Fort Wainwright to mark 30 years after deadly C-130 crash
A somber ceremony at Fort Wainwright next week will mark the 30th anniversary of a Canadian military plane crash at Fort Wainwright, which left nine of that country’s service members dead.
U.S. Army Alaska officials said both U.S. and Canadian representatives will travel to Fort Wainwright on Tuesday, where a 9:45 a.m. gathering will honor the soldiers killed in the C-130 cargo plane’s Jan. 29, 1989 crash.
“It’s just going to be a small memorial ceremony,” said U.S. Army Alaska spokesman John Pennell.
The wreck took place at the height of the Cold War, during Exercise Brim Frost 89 — a joint U.S.-Canadian operation that was among the precursors of Alaska’s current-day Northern Edge exercises. At the time it was meant to ready the two countries’ Arctic warriors for potential combat against the Soviet Union, which began to collapse the following year and ceased to exist in 1991.
“The exercise was designed to test the ability of U.S. and Canadian forces to conduct winter operations,” U.S. Army Alaska officials wrote in a statement. “The $15 million exercise involved 26,000 troops, 120 aircraft and 8,000 vehicles.”
A UPI story at the time said that in addition to the nine Canadians killed in the crash, more than 250 injuries including 88 frostbite cases were reported during Brim Frost 89. A mock “force-on-force” fight involving all 26,000 troops was reduced by 90 percent amid wind chills that sometimes reached 120 degrees below zero, and poor weather that kept vehicles from operating and grounded many of the aircraft flights — including those by C-130s — planned during the two-week exercise.
The plane that crashed was the second C-130 of three flights from Edmonton, Alberta set to land at Fort Wainwright’s Ladd Field that evening. After the first plane landed safely, the C-130 approached the field carrying a crew of eight, as well as 10 special service paratroopers set to join a force-on-force exercise involving about 435 Canadian paratroopers.
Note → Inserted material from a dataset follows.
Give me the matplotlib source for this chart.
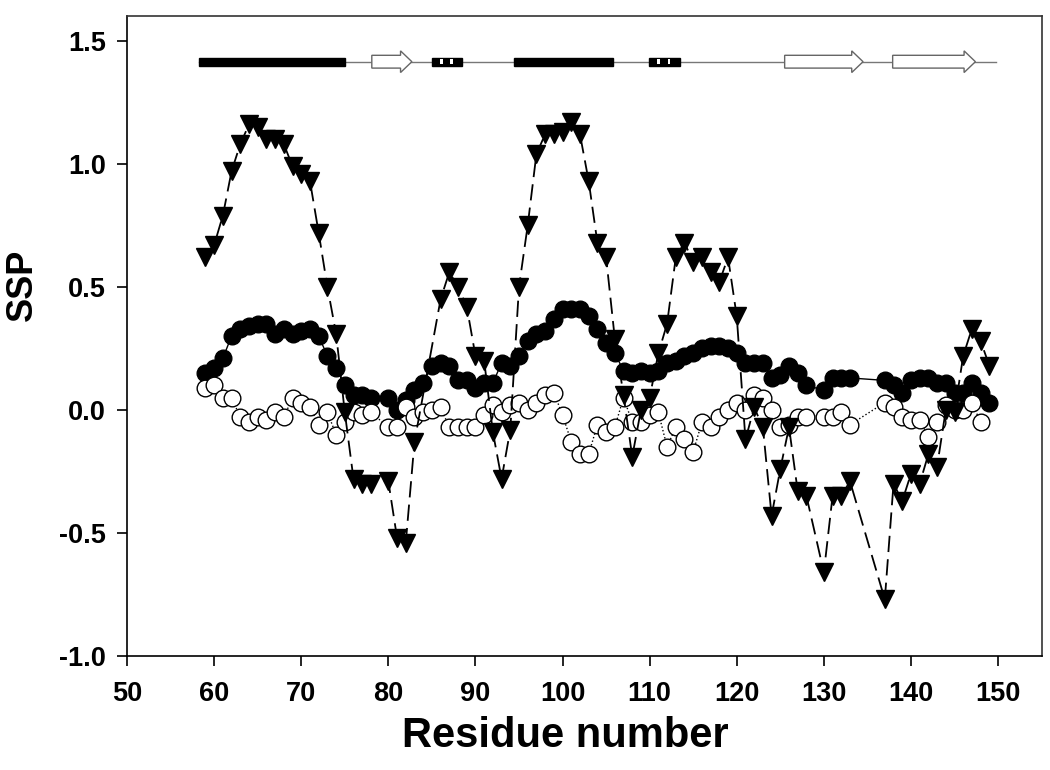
import matplotlib
matplotlib.use("Agg")
import matplotlib.pyplot as plt
from matplotlib.patches import Rectangle, Polygon

plt.rcParams['font.family'] = ['Liberation Sans', 'DejaVu Sans']

# filled circles (solid line)
res_filled = [59, 60, 61, 62, 63, 64, 65, 66, 67, 68, 69, 70, 71, 72, 73, 74, 75, 76, 77, 78,
              80, 81, 82, 83, 84, 85, 86, 87, 88, 89, 90, 91, 92, 93, 94, 95, 96, 97, 98, 99,
              100, 101, 102, 103, 104, 105, 106, 107, 108, 109, 110, 111, 112, 113, 114, 115,
              116, 117, 118, 119, 120, 121, 122, 123, 124, 125, 126, 127, 128, 130, 131, 132,
              133, 137, 138, 139, 140, 141, 142, 143, 144, 145, 146, 147, 148, 149]
ssp_filled = [0.15, 0.17, 0.21, 0.30, 0.33, 0.34, 0.35, 0.35, 0.31, 0.33, 0.31, 0.32, 0.33, 0.30,
              0.22, 0.17, 0.10, 0.06, 0.06, 0.05, 0.05, 0.00, 0.04, 0.08, 0.11, 0.18, 0.19, 0.18,
              0.12, 0.12, 0.09, 0.11, 0.11, 0.19, 0.18, 0.22, 0.28, 0.31, 0.32, 0.37, 0.41, 0.41,
              0.41, 0.38, 0.33, 0.27, 0.23, 0.16, 0.15, 0.16, 0.15, 0.16, 0.19, 0.20, 0.22, 0.23,
              0.25, 0.26, 0.26, 0.25, 0.23, 0.19, 0.19, 0.19, 0.13, 0.14, 0.18, 0.15, 0.10, 0.08,
              0.13, 0.13, 0.13, 0.12, 0.10, 0.07, 0.12, 0.13, 0.13, 0.11, 0.11, 0.07, 0.07, 0.11,
              0.07, 0.03]

# open circles (dotted line)
res_open = [59, 60, 61, 62, 63, 64, 65, 66, 67, 68, 69, 70, 71, 72, 73, 74, 75, 76, 77, 78,
            80, 81, 82, 83, 84, 85, 86, 87, 88, 89, 90, 91, 92, 93, 94, 95, 96, 97, 98, 99,
            100, 101, 102, 103, 104, 105, 106, 107, 108, 109, 110, 111, 112, 113, 114, 115,
            116, 117, 118, 119, 120, 121, 122, 123, 124, 125, 126, 127, 128, 130, 131, 132,
            133, 137, 138, 139, 140, 141, 142, 143, 144, 145, 146, 147, 148]
ssp_open = [0.09, 0.10, 0.05, 0.05, -0.03, -0.05, -0.03, -0.04, -0.01, -0.03, 0.05, 0.03, 0.01,
            -0.06, -0.01, -0.10, -0.05, -0.01, -0.02, -0.01, -0.07, -0.07, 0.01, -0.03, -0.01,
            0.00, 0.01, -0.07, -0.07, -0.07, -0.07, -0.02, 0.02, -0.01, 0.02, 0.03, 0.00, 0.03,
            0.06, 0.07, -0.02, -0.13, -0.18, -0.18, -0.06, -0.09, -0.07, 0.05, -0.05, -0.05,
            -0.02, -0.01, -0.15, -0.07, -0.12, -0.17, -0.05, -0.07, -0.03, 0.00, 0.03, 0.00,
            0.06, 0.05, 0.00, -0.07, -0.06, -0.03, -0.03, -0.03, -0.03, -0.01, -0.06, 0.03,
            0.01, -0.03, -0.04, -0.04, -0.11, -0.05, 0.02, 0.00, 0.00, 0.03, -0.05]

# down triangles (dashed line)
res_tri = [59, 60, 61, 62, 63, 64, 65, 66, 67, 68, 69, 70, 71, 72, 73, 74, 75, 76, 77, 78,
           80, 81, 82, 83, 86, 87, 88, 89, 90, 91, 92, 93, 94, 95, 96, 97, 98, 99, 100, 101,
           102, 103, 104, 105, 106, 107, 108, 109, 110, 111, 112, 113, 114, 115, 116, 117,
           118, 119, 120, 121, 122, 123, 124, 125, 126, 127, 128, 130, 131, 132, 133, 137,
           138, 139, 140, 141, 142, 143, 144, 145, 146, 147, 148, 149]
ssp_tri = [0.62, 0.67, 0.79, 0.97, 1.08, 1.16, 1.15, 1.10, 1.10, 1.08, 0.99, 0.96, 0.93, 0.72,
           0.50, 0.31, -0.01, -0.28, -0.30, -0.30, -0.29, -0.52, -0.54, -0.13, 0.45, 0.56,
           0.50, 0.42, 0.22, 0.20, -0.09, -0.28, -0.08, 0.50, 0.75, 1.04, 1.12, 1.12, 1.13,
           1.17, 1.12, 0.93, 0.68, 0.62, 0.29, 0.06, -0.19, 0.00, 0.05, 0.23, 0.35, 0.62, 0.68,
           0.60, 0.62, 0.56, 0.52, 0.62, 0.38, -0.12, 0.01, -0.07, -0.43, -0.24, -0.07, -0.33,
           -0.35, -0.66, -0.35, -0.35, -0.29, -0.77, -0.30, -0.37, -0.26, -0.30, -0.18, -0.23,
           0.00, -0.01, 0.22, 0.33, 0.28, 0.18]

# secondary structure (residue ranges)
ss_line = (58.3, 149.8)
helices = [(58.3, 75.0), (94.4, 105.8)]
strands = [(78.1, 82.7), (125.5, 134.5), (137.9, 147.4)]
turns = [(85.0, 88.5), (109.9, 113.5)]

fig = plt.figure(figsize=(10.5, 7.7), dpi=100)
ax = fig.add_axes([0.121, 0.148, 0.871, 0.831])

ax.plot(res_filled, ssp_filled, '-', color='black', lw=1.0, marker='o', ms=12,
        mfc='black', mec='black', zorder=3)
ax.plot(res_open, ssp_open, ':', color='black', lw=1.0, marker='o', ms=12,
        mfc='white', mec='black', mew=1.0, zorder=4)
ax.plot(res_tri, ssp_tri, color='black', lw=1.3, dashes=(9, 4), marker='v', ms=12.5,
        mfc='black', mec='black', zorder=5)

# secondary structure diagram
y_ss = 1.415
ax.plot(ss_line, [y_ss, y_ss], color='#777777', lw=1.0, zorder=2)
for a, b in helices:
    ax.add_patch(Rectangle((a, y_ss - 0.016), b - a, 0.032, fc='black', ec='black', zorder=3))
for a, b in turns:
    w = b - a
    ax.add_patch(Rectangle((a, y_ss - 0.016), w, 0.032, fc='black', ec='black', zorder=3))
    for f0, f1 in [(0.27, 0.36), (0.6, 0.69)]:
        ax.add_patch(Rectangle((a + f0 * w, y_ss - 0.011), (f1 - f0) * w, 0.022,
                               fc='white', ec='none', zorder=4))
for a, b in strands:
    hl = 1.3
    bh, hh = 0.026, 0.044
    pts = [(a, y_ss - bh), (b - hl, y_ss - bh), (b - hl, y_ss - hh), (b, y_ss),
           (b - hl, y_ss + hh), (b - hl, y_ss + bh), (a, y_ss + bh)]
    ax.add_patch(Polygon(pts, closed=True, fc='white', ec='#666666', lw=1.0, zorder=3))

ax.set_xlim(50, 155)
ax.set_ylim(-1.0, 1.6)
ax.set_xticks(range(50, 151, 10))
ax.set_yticks([-1.0, -0.5, 0.0, 0.5, 1.0, 1.5])
ax.set_yticklabels(['-1.0', '-0.5', '0.0', '0.5', '1.0', '1.5'])
ax.tick_params(direction='out', length=7, width=1.2, labelsize=19.5, top=False, right=False)
ax.tick_params(axis='x', pad=11)
ax.tick_params(axis='y', pad=8)
for lab in ax.get_xticklabels() + ax.get_yticklabels():
    lab.set_fontweight('bold')
ax.spines['top'].set_color('#333333')
ax.spines['right'].set_color('#333333')
for s in ax.spines.values():
    s.set_linewidth(1.2)

ax.set_xlabel('Residue number', fontsize=30, fontweight='bold')
ax.xaxis.set_label_coords(0.479, -0.094)
ax.set_ylabel('SSP', fontsize=26, fontweight='bold')
ax.yaxis.set_label_coords(-0.095, 0.58)

fig.savefig('out.png', dpi=100)
plt.close(fig)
“At the time of the crash, a thick, icy fog blanketed the runway and the temperature registered around 60 degrees below zero,” U.S. Army officials wrote.
According to The New York Times, the C-130 hit the end of the runway, broke in half and skidded about a quarter of a mile down the tarmac. Army officials said the third plane diverted to Fairbanks International Airport after the crash, which left three of its initial 10 survivors seriously injured.
Warrant Officer Joseph Arsenault, 33
Master Cpl. John MacKinnon, 35
Cpl. Robert Allen, 24
Cpl. Paul McGinnis, 24
Master Bombardier Donald Smith, 28
Cpl. Lee Wright, 26
Lt. Richard Moore, 37
Cpl. Joseph Paul-Emile Castouguay, 36
Days later, a ninth crash victim, 40-year-old Master Cpl. Louis Papineau-Couture, died in a Fairbanks hospital.
“Rescuers rushed to the crash site without hesitation and found survivors struggling to pull themselves from the wreckage on the frozen ground,” Army officials wrote. “Local emergency responders joined Fort Wainwright's responders in getting the injured to medical care.”
Fairbanks’ response to the wreck extended well beyond the initial calls, according to the Army.
“Local residents from Fairbanks and Fort Wainwright donated blood as soon as the request went out,” Army officials wrote. “They sent flowers and compassionate notes of condolence. They offered assistance if needed. French students from the University of Alaska Fairbanks offered translation services.”
According to the Army, the crash was ultimately attributed to pilot error. KTVA queries to Canada’s Department of National Defence regarding its records on the crash were still pending Wednesday.
Tuesday’s event will also serve to open the annual Extreme Cold Weather Arctic Symposium, an event meant to “highlight the continuing importance of training in extreme cold weather and high altitude environments.”